L’altro giorno da queste parti non avevamo dubbi: finalmente un ministro che dice la verità. Alcoa non sta in piedi, non è possibile che continui a drenare risorse pubbliche vitali mentre le tasse strozzano il paese e senza dare in cambio servizi, e insomma “ci sono poche speranze”. Così parlò Corrado Passera, pochi giorni fa, dicendo quella che sembra una verità ineccepibile e che oggi conferma Luca Ricolfi con una bella analisi, pubblicata su La Stampa.
Poi ieri, come sappiamo tutti, ci sono state tante proteste, una manifestazione non proprio tenera con tanto di spintoni all’ala sinistra del Pd rappresentata in piazza da Stefano Fassina e l’annuncio di una mobilitazione a oltranza.

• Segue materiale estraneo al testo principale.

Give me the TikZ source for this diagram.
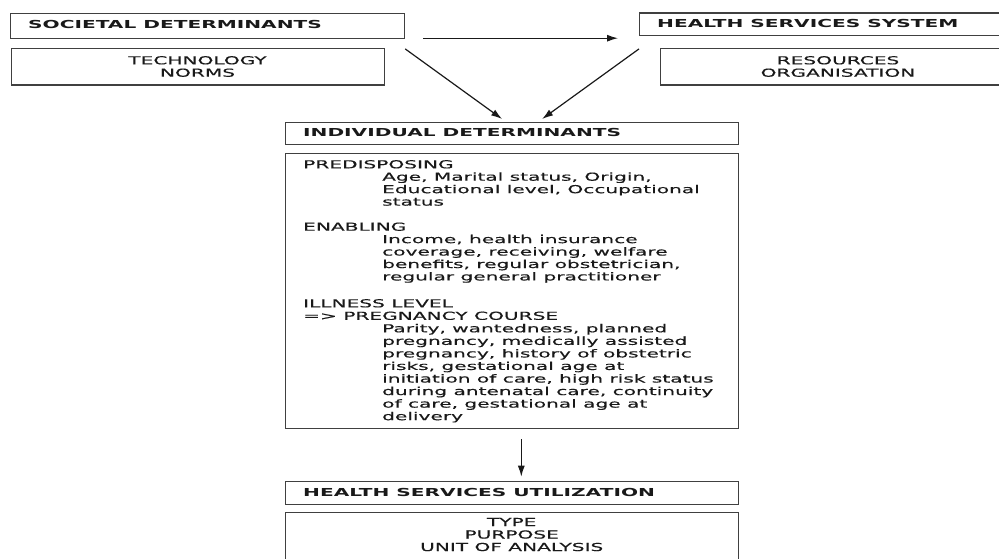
\documentclass[tikz,border=0pt]{standalone}
\usepackage{fontspec}
\setmainfont{DejaVu Sans}[FakeStretch=1.83, UprightFeatures={FakeBold=0.4}]
\usetikzlibrary{arrows.meta,calc}
\begin{document}
\begin{tikzpicture}[x=1pt,y=-1pt,
  box/.style={draw=black!75, line width=1.2pt, anchor=north west, inner sep=0pt},
  txt/.style={anchor=base west, inner sep=0pt, font=\fontsize{11}{12.5}\selectfont, text=black!90},
  htxt/.style={txt, font=\fontsize{11}{12.5}\selectfont\bfseries},
  ctxt/.style={txt, anchor=base},
  arr/.style={-{Latex[length=11pt,width=7pt]}, line width=1.2pt, draw=black!90}]
\useasboundingbox (0,0) rectangle (999,558);

% boxes
\node[box, minimum width=394pt, minimum height=25pt] (soc) at (10,12.7) {};
\node[box, minimum width=373pt, minimum height=36.6pt] (tech) at (10.7,47.7) {};
\node[box, minimum width=372pt, minimum height=22.7pt] (hss) at (639,12.3) {};
\node[box, minimum width=350pt, minimum height=36.6pt] (res) at (660,47.7) {};
\node[box, minimum width=453pt, minimum height=22pt] (ind) at (285,122) {};
\node[box, minimum width=453pt, minimum height=275pt] (big) at (285,153) {};
\node[box, minimum width=453pt, minimum height=23pt] (hsu) at (285,481) {};
\node[box, minimum width=453pt, minimum height=60pt] (out) at (285,512) {};

% headings
\node[htxt] (socT) at (28,28.3) {SOCIETAL DETERMINANTS};
\node[htxt] (hssT) at (657,27.3) {HEALTH SERVICES SYSTEM};
\node[htxt] (indT) at (303,136.7) {INDIVIDUAL DETERMINANTS};
\node[htxt] (hsuT) at (303,496.7) {HEALTH SERVICES UTILIZATION};

% centred contents
\node[ctxt] (techA) at (197.5,64.3) {TECHNOLOGY};
\node[ctxt] (techB) at (197.5,76.7) {NORMS};
\node[ctxt] (resA) at (838,64.3) {RESOURCES};
\node[ctxt] (resB) at (838,76.7) {ORGANISATION};
\node[ctxt] (outA) at (511.7,526) {TYPE};
\node[ctxt] (outB) at (511.7,538.5) {PURPOSE};
\node[ctxt] (outC) at (511.7,551) {UNIT OF ANALYSIS};

% individual determinants contents
\node[txt] (preL) at (303,168.3) {PREDISPOSING};
\foreach \t [count=\i from 0] in {{Age, Marital status, Origin,},{Educational level, Occupational},{status}}
  \node[txt] (pre\i) at (382,180.7+12.45*\i) {\t};
\node[txt] (enaL) at (303,230.7) {ENABLING};
\foreach \t [count=\i from 0] in {{Income, health insurance},{coverage, receiving, welfare},{benefits, regular obstetrician,},{regular general practitioner}}
  \node[txt] (ena\i) at (382,243.1+12.45*\i) {\t};
\node[txt] (illL) at (303,307.3) {ILLNESS LEVEL};
\node[txt] (illM) at (303,319.8) {=> PREGNANCY COURSE};
\foreach \t [count=\i from 0] in {{Parity, wantedness, planned},{pregnancy, medically assisted},{pregnancy, history of obstetric},{risks, gestational age at},{initiation of care, high risk status},{during antenatal care, continuity},{of care, gestational age at},{delivery}}
  \node[txt] (ill\i) at (382,332.3+12.55*\i) {\t};

% connectors
\draw[arr, shorten <=18pt, shorten >=21pt] ($(soc.south east)+(0,-0.7)$) -- ($(soc.south east -| hss.west)+(0,-0.7)$);
\draw[arr] ($(soc.south east)+(0,10)$) -- ($(ind.north)+(-10,-3)$);
\draw[arr] ($(hss.south west)+(0,12.7)$) -- ($(ind.north)+(30,-3)$);
\draw[arr] ($(big.south)+(9.2,10)$) -- ($(hsu.north)+(9.2,-4.3)$);
\end{tikzpicture}
\end{document}
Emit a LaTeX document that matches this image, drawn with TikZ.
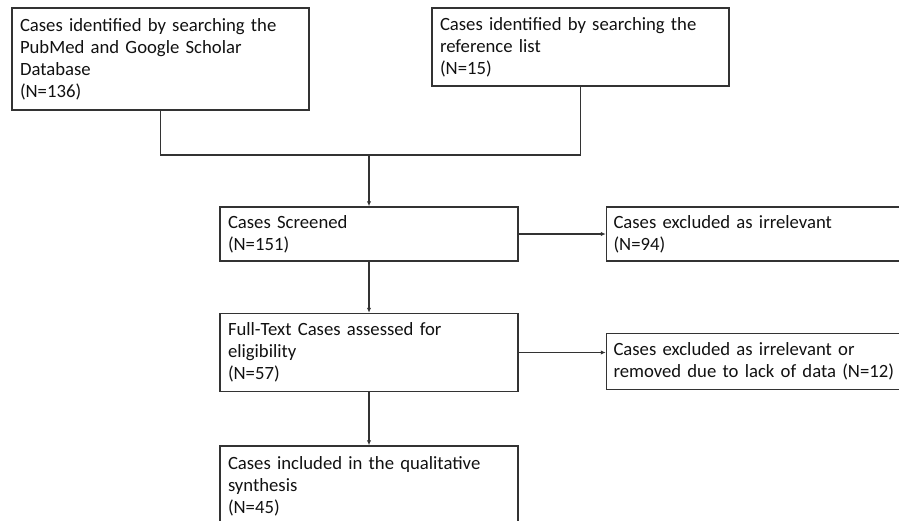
\documentclass[tikz,border=0pt]{standalone}
\usepackage{fontspec}
\setmainfont{Carlito}
\usepackage{xcolor}
\usetikzlibrary{arrows.meta,positioning}
\definecolor{edge}{HTML}{333333}
\definecolor{ink}{HTML}{111111}

\begin{document}
\begin{tikzpicture}[
  x=1pt, y=-1pt,
  font=\fontsize{18.7}{22}\selectfont, text=ink,
  box/.style={draw=edge,line width=1.5pt,inner xsep=8pt,inner ysep=0pt,align=left,text width=#1},
  box/.default=282pt,
  side/.style={box=284pt,inner xsep=7pt},
  ln/.style={edge,line width=1.5pt},
  ar/.style={-{Latex[length=5pt,width=4.5pt]},edge,line width=1.5pt}
]
\useasboundingbox (0,0) rectangle (899,520);
\clip (0,0) rectangle (899,520);
\node[box=281pt,minimum height=102pt] (pubmed) at (160.5,59) {Cases identified by searching the\\PubMed and Google Scholar\\Database\\(N=136)};
\node[box=281pt,minimum height=78pt] (reflist) at (580.5,47) {Cases identified by searching the\\reference list\\(N=15)};
\coordinate (merge) at (369,155);
\node[box,minimum height=54pt] (screened) at (369,234) {Cases Screened\\(N=151)};
\node[side,minimum height=54pt,right=87pt of screened] (excl1) {Cases excluded as irrelevant\\(N=94)};
\node[box,minimum height=78pt,below=51pt of screened] (fulltext) {Full-Text Cases assessed for\\eligibility\\(N=57)};
\node[side,minimum height=56pt,right=87pt of fulltext,yshift=-9pt] (excl2) {Cases excluded as irrelevant or\\removed due to lack of data (N=12)};
\node[box,minimum height=80pt,below=53pt of fulltext] (included) {Cases included in the qualitative\\synthesis\\(N=45)};
\draw[ln] (pubmed.south) |- (reflist.south |- merge) -- (reflist.south);
\draw[ar] (merge) -- (screened.north);
\draw[ar] (screened.east) -- (screened.east -| excl1.west);
\draw[ar] (screened) -- (fulltext);
\draw[ar] (fulltext.east) -- (fulltext.east -| excl2.west);
\draw[ar] (fulltext) -- (included);
\end{tikzpicture}
\end{document}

E di colpo i toni del governo cambiano. Per lo stesso Passera di cui sopra, la situazione “non è impossibile”. Il suo braccio destro già ai tempi di Intesa, il viceministro Ciaccia, dice che si sente nell’aria una svolta.
Non conosco ovviamente cosa si celi dietro il cambio di clima, si dice di alcuni interessamenti che sarebberi seri, anche se non si capisce bene chi si possa interessare seriamente (per ragioni di impresa e lavoro, non di relazioni politiche) a un impianto unanimemente giudicato fuori mercato. Quel che preme e preoccupa è ricordare ai ministri, ai politici, alle classi dirigenti, che non è il caso di spendere altre risorse (scarse e di tutti) per Alcoa. Bisogna sostenere i lavoratori e dargli il (giusto, non infinito) tempo di cercare nuove opportunità? Certo. Ma non si può fare finta che quella possa essere un’impresa. È arrivato il tempo di dire la verità, anche quando fa male. Se no, tanto valeva tenersi stretto chi, di fronte alle evidenze, giurava che la crisi non esisteva, sperando che in vista del voto (che guarda caso si avvicina…) gli italiani credessero alle parole e non alle fatiche di tutti i giorni.